American Sikh Cartoonist

Vishavjit Singh is an American cartoonist, author, and activist. Singh garnered international attention for his persona, "Sikh Captain America", which he used to not only combat hate speech and discrimination but to also raise awareness around the Sikh community.

== Biography ==
Singh was born in Washington, DC in the early 1970s to Sikh parents, one of whom worked in the Indian Embassy. In 1975, Singh's family moved from nearby Hyattsville, Maryland to Delhi, India.

While he was attending middle school in India, two of Indira Gandhi's Sikh bodyguards assassinated her. Through the actions of a Hindu neighbor, Singh's family escaped the Hindu gang violence of the ensuing anti-Sikh riots in which thousands of Sikhs were killed. The memories of these pogroms left a lasting effect on Singh.

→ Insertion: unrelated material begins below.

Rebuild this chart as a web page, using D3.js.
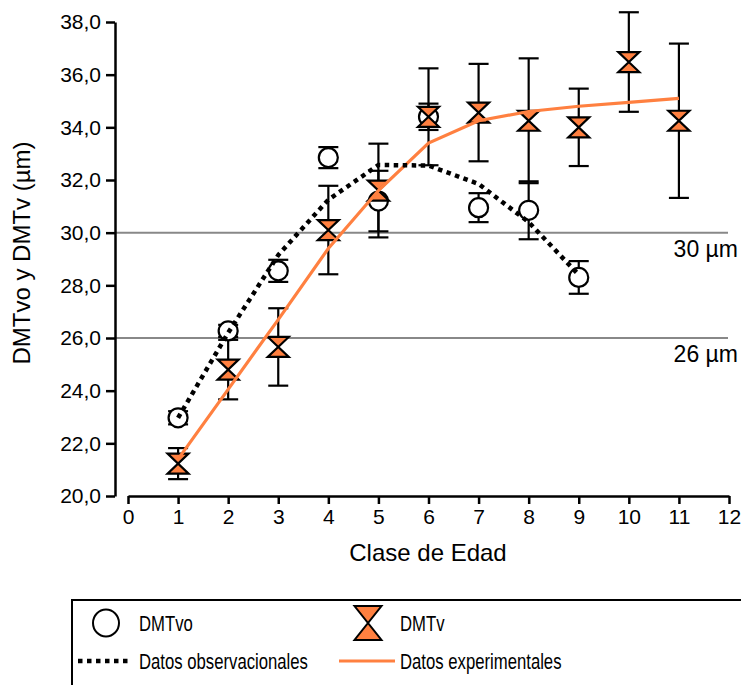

After high school, Singh relocated to Los Angeles where he encountered ridicule of his Sikh appearance. While attending college at the University of California, Santa Barbara, Singh felt inundated with being stereotyped and subsequently doffed his turban and cut his long hair, unshorn since birth. He later obtained a master's degree in public health at University of California, Berkeley. In 2000, Singh relocated to the East Coast of the United States to work as a software engineer. After exploring philosophy and other religions, he came back to Sikhism and began wearing his turban again in August 2001.

After the September 11, 2001 attacks, Singh started to draw comics as a way to promote tolerance. He frequently drew upon his own experiences of being discriminated against as a Sikh for his comics. In 2002, he started his own comic website.

In 2011, Singh went to New York Comic Con where he unveiled his newest poster creation - Sikh Captain America - a variation on Captain America but with a dastar turban and beard. After the 2012 Wisconsin Sikh temple shooting, Singh was inspired to do something to combat hate crimes and discrimination, especially against Sikh. He wrote an op-ed in the Seattle Times about how superhero narratives can combat hate speech. Singh also decided to embody his 2011 creation by cosplaying as Sikh Captain America as a way to start conversations on tolerance and raise awareness about the Sikh community. Singh was interviewed on December 1, 2013, about his Sikh Captain America by Melissa Harris-Perry. When Singh was cosplaying Sikh Captain America he met then film students Ryan Westra, Ben Fischinger and Matthew Rogers. The students pitched an idea to Singh that would later become the 2014 movie short "Red, White, and Beard," where he would walk around New York City for three whole days and that they would film his experience.

In 2016, Singh was featured in "The Sikh Project,” a pop-up gallery exhibit in SoHo that highlighted 38 portraits of Sikh-American men and women. In 2018, Singh contributed to the New York's Smithsonian Asian Pacific American Center exhibit “CTRL+ALT: A Culture Lab on Imagined Futures." Singh had his exhibit “Wham! Bam! Pow! – Cartoons, Turbans & Confronting Hate” on view at the Wing Luke Museum from May 4, 2018, to February 24, 2019. Singh is also featured in the 2022 anthology We Are Here: 30 Inspiring Asian Americans and Pacific Islanders Who Have Shaped the United States by Naomi Hirahara and published by the Smithsonian Institution and Running Press Kids.

In 2023, Singh's documentary American Sikh was showcased at Chicago International Film Festival.